Sir George Cornewall Lewis, an English statesman, born in Radnorshire, Wales, Oct. 21,1806, died April 13, 1863. His father, Sir THomas Frankland Lewis (1780-1855), officiated successively as joint secretary of the treasury, vice president of the board of trade, treasurer of the navy, and in other public capacities, and was created a baronet in 1846. Sir George was educated at Eton, and at Christchurch, Oxford, where he distinguished himself by classical attainments, and in 1831 was called to the bar, but never practised. After holding various appointments under the crown, he succeeded his father in 1839 as a poor-law commissioner, an office which he filled till 1847, when he entered parliament as member for Herefordshire, and became secretary to the Indian board of control. In 1848 he became under-secretary of the home department, in 1850 financial secretary of the treasury, and in 1852 retired from office on the dissolution of the Russell cabinet. In 1854 he succeeded Prof. Empson as editor of the "Edinburgh Review," but resigned that post in 1855, when he was returned to parliament from Radnor; and on the resignation of Mr. Gladstone he was appointed, in March, 1855, chancellor of the exchequer in the Palmerston ministry.
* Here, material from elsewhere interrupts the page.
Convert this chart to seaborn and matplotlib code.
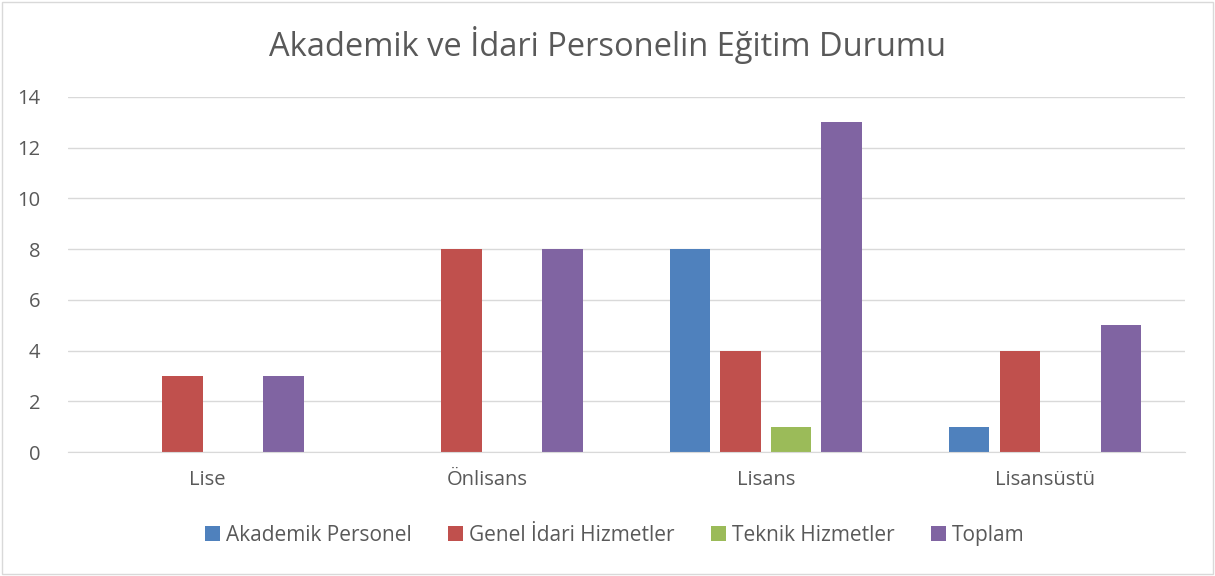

He held office till February, 1858, when on the formation of the Derby ministry he retired. In June, 1859, he returned to office as home secretary in the cabinet of Lord Palmerston, and in July, 1861, was transferred to the war department, succeeding Lord Herbert. In the intervals of his political and official duties he wrote a number of elaborate historical and philosophical treatises, including " The Use and Abuse of Political Terms" (1835); "Origin and Formation of the Romance Languages " (1835; 2d ed., 1862); "Remarks on Local Disturbances in Ireland" (1836); "Essay on the Government of Dependencies" (1841); "Influence of Authority in Matters of Opinion" (1849); "Methods of Observation and Reasoning in Politics" (2 vols., 1852); "An Inquiry into the Credibility of the Early Roman History " (2 vols., 1855); "Foreign Jurisdiction and the Extradition of Criminals" (1859); "Historical Survey of the Astronomy of the Ancients" (1862); "Dialogue on the Best Form of Government" (1863); and "Essays on the Administrations of 1783 to 1830" (1864, edited by Sir E. Head). A volume of his "Letters to Various Friends " was published in 1870. ne also published translations of Bockh's "Public Economy of Athens" (2 vols., 1828), and Muller's "Account of the Doric Race" (2 vols., 1830). - He married in 1844 Lady Maria Theresa (Villiers), widow of Thomas Henry Lister, Esq., and sister to the earl of Clarendon. She wrote " The Lives of the Friends and Contemporaries of Lord Chancellor Clarendon" (3 vols., 1852), and other biographical works, and died in 1865.